Given data →
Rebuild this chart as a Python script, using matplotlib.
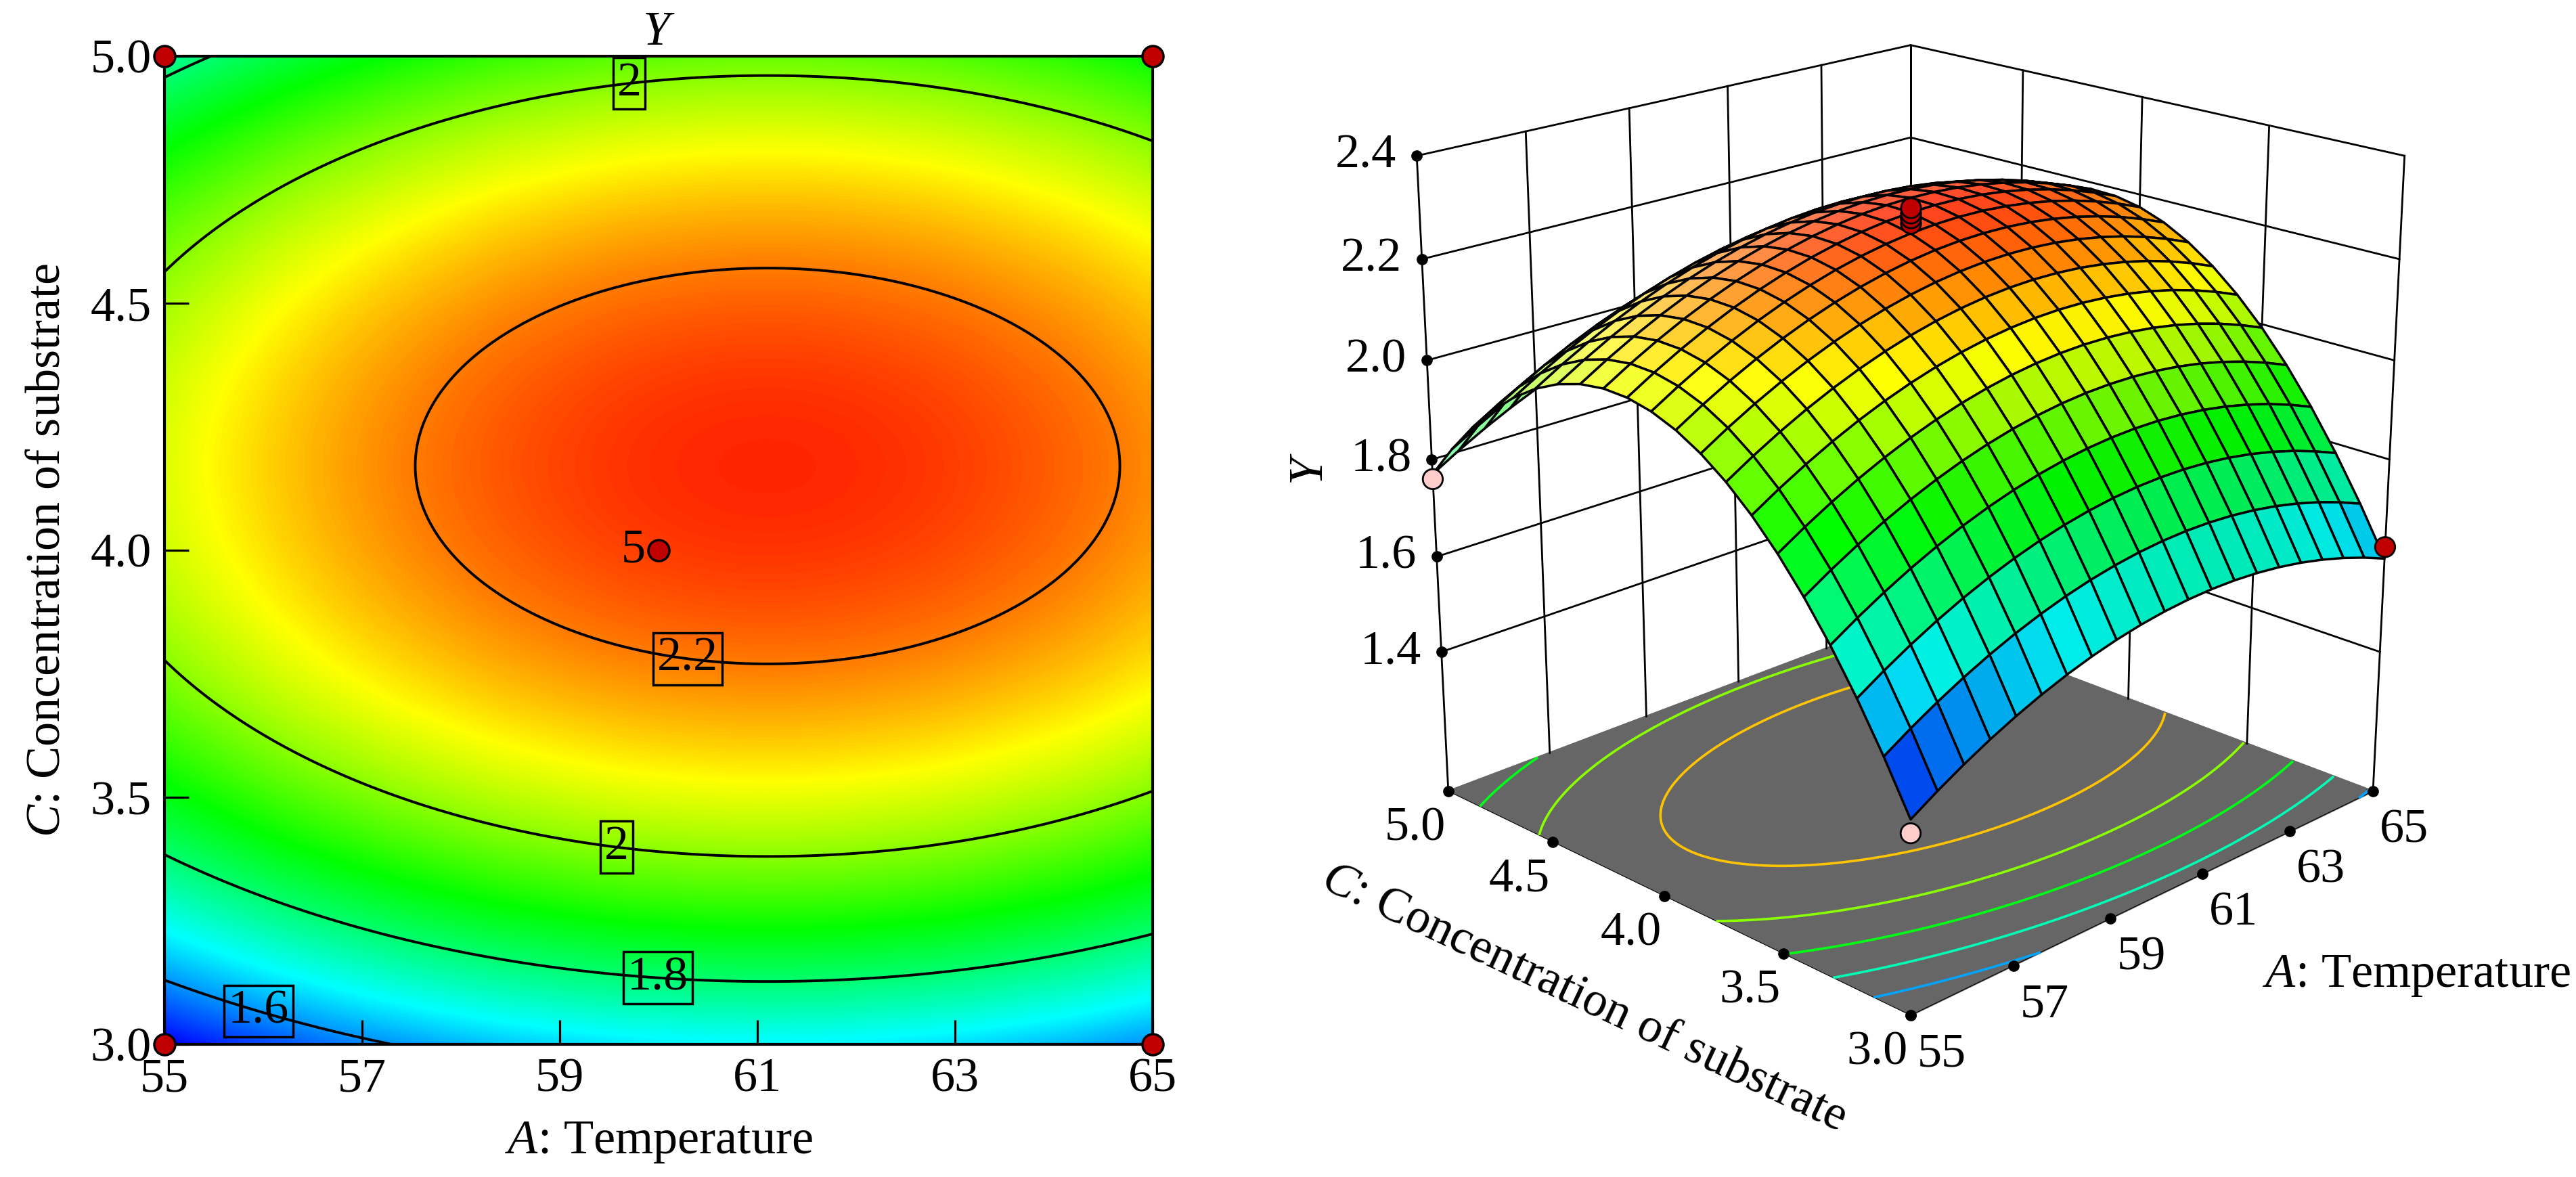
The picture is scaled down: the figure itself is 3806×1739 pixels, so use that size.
import numpy as np
import matplotlib
matplotlib.use('Agg')
import matplotlib.pyplot as plt
from matplotlib.colors import LinearSegmentedColormap, Normalize
from matplotlib.transforms import offset_copy
from mpl_toolkits.mplot3d import proj3d

plt.rcParams['font.family'] = 'Liberation Serif'
plt.rcParams['mathtext.fontset'] = 'custom'
plt.rcParams['mathtext.rm'] = 'Liberation Serif'
plt.rcParams['mathtext.it'] = 'Liberation Serif:italic'
plt.rcParams['font.size'] = 52

# ---- values ----
temp_lim = [55, 65]                 # A: Temperature
conc_lim = [3.0, 5.0]               # C: Concentration of substrate
temp_ticks = [55, 57, 59, 61, 63, 65]
conc_ticks = [3.0, 3.5, 4.0, 4.5, 5.0]
y_ticks = [1.4, 1.6, 1.8, 2.0, 2.2, 2.4]
y_floor = 1.1

# quadratic model in coded units: a = (A - 60) / 5, c = (C - 4) / 1
coef_0 = 2.25
coef_A = 0.060
coef_C = 0.147
coef_AA = -0.136
coef_CC = -0.431

contour_levels = [1.6, 1.8, 2.0, 2.2]
floor_levels = [1.61, 1.74, 1.87, 2.00, 2.14]
label_spots = [(56.0, 3.10), (60.0, 3.15), (59.6, 3.44), (60.3, 3.79), (59.7, 4.95)]

# design points (actual responses)
corner_A = [55, 65, 55, 65]
corner_C = [3.0, 3.0, 5.0, 5.0]
corner_Y = [1.45, 1.62, 1.76, 1.88]
center_A = 60
center_C = 4.0
center_Y = [2.27, 2.28, 2.28, 2.29, 2.30]


def predict(A, C):
    a = (np.asarray(A) - 60.0) / 5.0
    c = (np.asarray(C) - 4.0) / 1.0
    return coef_0 + coef_A * a + coef_C * c + coef_AA * a ** 2 + coef_CC * c ** 2


cmap = LinearSegmentedColormap.from_list(
    'de', ['#0000FF', '#00FFFF', '#00FF00', '#FFFF00', '#FF0000'])

A_fine, C_fine = np.meshgrid(np.linspace(*temp_lim, 301), np.linspace(*conc_lim, 301))
Y_fine = predict(A_fine, C_fine)
norm = Normalize(Y_fine.min(), max(center_Y))

fig = plt.figure(figsize=(38.06, 17.39), dpi=100)

# ---------------- contour plot ----------------
ax = fig.add_axes([243 / 3806, 1 - 1543 / 1739, 1460 / 3806, 1460 / 1739])
ax.imshow(Y_fine, extent=temp_lim + conc_lim, origin='lower', aspect='auto',
          cmap=cmap, norm=norm, interpolation='bilinear')
cs = ax.contour(A_fine, C_fine, Y_fine, levels=contour_levels, colors='k', linewidths=2.8)
labels = ax.clabel(cs, inline=False, manual=label_spots, fmt='%g', fontsize=52)
for t in labels:
    t.set_rotation(0)
    t.set_bbox(dict(boxstyle='square,pad=0.08', facecolor='none', edgecolor='k', linewidth=2.5))

ax.scatter(corner_A + [center_A], corner_C + [center_C], s=500, color='#C00000',
           edgecolors='k', linewidths=2.5, zorder=5, clip_on=False)
ax.annotate(str(len(center_Y)), (center_A, center_C), xytext=(-14, 0),
            textcoords='offset points', ha='right', va='center', fontsize=52)

ax.set_xlim(temp_lim)
ax.set_ylim(conc_lim)
ax.set_xticks(temp_ticks)
ax.set_yticks(conc_ticks)
ax.set_yticklabels([f'{v:.1f}' for v in conc_ticks])
ax.tick_params(direction='in', length=26, width=2.3, pad=14, top=False, right=False)
for sp in ax.spines.values():
    sp.set_linewidth(3)
ax.set_xlabel(r'$\it{A}$: Temperature', labelpad=20)
ax.set_ylabel(r'$\it{C}$: Concentration of substrate', labelpad=22)
ax.set_title(r'$\it{Y}$', fontsize=52, pad=12)

# ---------------- 3D surface ----------------
ax3 = fig.add_axes([0.5153, 0.0933, 0.4409, 0.9649], projection='3d', computed_zorder=False)
ax3.view_init(elev=20, azim=-135)
ax3.set_proj_type('persp', focal_length=0.57)
ax3.set_box_aspect((1, 1, 1), zoom=1.0)
ax3.set_xlim(temp_lim)
ax3.set_ylim(conc_lim)
ax3.set_zlim(y_floor, y_ticks[-1])
ax3.set_xticks(temp_ticks)
ax3.set_yticks(conc_ticks)
ax3.set_zticks(y_ticks)
ax3.set_xticklabels([])
ax3.set_yticklabels([])
ax3.set_zticklabels([])
ax3.grid(False)
for axis in (ax3.xaxis, ax3.yaxis, ax3.zaxis):
    axis._axinfo['tick']['inward_factor'] = 0
    axis._axinfo['tick']['outward_factor'] = 0
    axis._axinfo['axisline']['linewidth'] = 3
    axis._axinfo['axisline']['color'] = 'k'
    axis.pane.set_edgecolor('k')
    axis.pane.set_linewidth(2.2)
ax3.xaxis.set_pane_color((1, 1, 1, 1))
ax3.yaxis.set_pane_color((1, 1, 1, 1))
ax3.zaxis.set_pane_color('#666666')

# wall grid lines
for a in temp_ticks:
    ax3.plot([a, a], [conc_lim[1]] * 2, [y_floor, y_ticks[-1]], color='k', lw=2, zorder=1)
for c in conc_ticks:
    ax3.plot([temp_lim[1]] * 2, [c, c], [y_floor, y_ticks[-1]], color='k', lw=2, zorder=1)
for z in y_ticks:
    ax3.plot(temp_lim, [conc_lim[1]] * 2, [z, z], color='k', lw=2, zorder=1)
    ax3.plot([temp_lim[1]] * 2, conc_lim, [z, z], color='k', lw=2, zorder=1)

ax3.contour(A_fine, C_fine, Y_fine, levels=floor_levels, zdir='z', offset=y_floor,
            cmap=cmap, norm=norm, linewidths=2.6, zorder=2)

# corner point hidden behind the surface
hidden = 3
pred_corner = predict(corner_A, corner_C)
corner_col = ['#C00000' if y > p else '#FFCCCC' for y, p in zip(corner_Y, pred_corner)]
ax3.scatter([corner_A[hidden]], [corner_C[hidden]], [corner_Y[hidden]], s=450,
            c=[corner_col[hidden]], edgecolors='k', linewidths=2, depthshade=False, zorder=3)

# surface with a soft light from the upper left
A_s, C_s = np.meshgrid(np.linspace(*temp_lim, 21), np.linspace(*conc_lim, 21))
Y_s = predict(A_s, C_s)
A_m = (A_s[:-1, :-1] + A_s[1:, 1:]) / 2
C_m = (C_s[:-1, :-1] + C_s[1:, 1:]) / 2
Y_m = predict(A_m, C_m)
du = 1.0 / (len(A_s[0]) - 1)
dv = 1.0 / (len(C_s) - 1)
h = y_ticks[-1] - y_floor
gu = ((Y_s[:-1, 1:] - Y_s[:-1, :-1]) + (Y_s[1:, 1:] - Y_s[1:, :-1])) / 2 / h / du
gv = ((Y_s[1:, :-1] - Y_s[:-1, :-1]) + (Y_s[1:, 1:] - Y_s[:-1, 1:])) / 2 / h / dv
nrm = np.stack([-gu, -gv, np.ones_like(gu)], axis=-1)
nrm /= np.linalg.norm(nrm, axis=-1, keepdims=True)
light = np.array([-0.2, 0.8, 0.6])
light /= np.linalg.norm(light)
lit = nrm @ light
base = cmap(norm(Y_m))[..., :3]
white = 0.55 * np.clip(lit, 0, 1) ** 2
dark = 1 + 0.25 * np.clip(lit, -1, 0)
fc = (base * dark[..., None]) * (1 - white[..., None]) + white[..., None]
fc = np.clip(fc, 0, 1)
ax3.plot_surface(A_s, C_s, Y_s, facecolors=fc, rstride=1, cstride=1, shade=False,
                 edgecolor='k', linewidth=2.5, antialiased=True, zorder=4)

shown = [0, 1, 2]
ax3.scatter([corner_A[i] for i in shown], [corner_C[i] for i in shown],
            [corner_Y[i] for i in shown], s=450, c=[corner_col[i] for i in shown],
            edgecolors='k', linewidths=2, depthshade=False, zorder=5)
ax3.scatter([center_A] * len(center_Y), [center_C] * len(center_Y), center_Y, s=450,
            c='#C00000', edgecolors='k', linewidths=2, depthshade=False, zorder=5)

# tick dots on axis lines
ax3.plot(temp_ticks, [conc_lim[0]] * len(temp_ticks), [y_floor] * len(temp_ticks), 'o',
         color='k', ms=11, zorder=6, clip_on=False)
ax3.plot([temp_lim[0]] * len(conc_ticks), conc_ticks, [y_floor] * len(conc_ticks), 'o',
         color='k', ms=11, zorder=6, clip_on=False)
ax3.plot([temp_lim[0]] * len(y_ticks), [conc_lim[1]] * len(y_ticks), y_ticks, 'o',
         color='k', ms=11, zorder=6, clip_on=False)

# tick labels: project the tick dots to 2D and shift by a few pixels
M = ax3.get_proj()


def tick_text(x, y, z, s, dx, dy, ha):
    px, py, _ = proj3d.proj_transform(x, y, z, M)
    tr = offset_copy(ax3.transData, fig=fig, x=dx, y=dy, units='dots')
    ax3.text2D(px, py, s, transform=tr, ha=ha, va='center', fontsize=52, zorder=7)


for a in temp_ticks:
    tick_text(a, conc_lim[0], y_floor, f'{a:g}', 10, -58, 'left')
for c in conc_ticks:
    tick_text(temp_lim[0], c, y_floor, f'{c:.1f}', -4, -55, 'right')
for z in y_ticks:
    tick_text(temp_lim[0], conc_lim[1], z, f'{z:.1f}', -30, 0, 'right')

ax3.set_xlabel('')
ax3.set_ylabel('')
ax3.set_zlabel('')
fig.text(0.938, 0.171, r'$\it{A}$: Temperature', ha='center', va='center')
fig.text(0.615, 0.152, r'$\it{C}$: Concentration of substrate', ha='center', va='center',
         rotation=-25.2, rotation_mode='anchor')
fig.text(0.5087, 0.6015, r'$\it{Y}$', ha='center', va='center', rotation=90)

fig.savefig('out.png', dpi=100)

Problem to work on → Transcribe exactly, and only, the lines beginning at the line containing "The picture is" and ending at the line containing "from mpl_toolkits.mplot3d import proj3d", both inclusive.

Written response →
The picture is scaled down: the figure itself is 3806×1739 pixels, so use that size.
import numpy as np
import matplotlib
matplotlib.use('Agg')
import matplotlib.pyplot as plt
from matplotlib.colors import LinearSegmentedColormap, Normalize
from matplotlib.transforms import offset_copy
from mpl_toolkits.mplot3d import proj3d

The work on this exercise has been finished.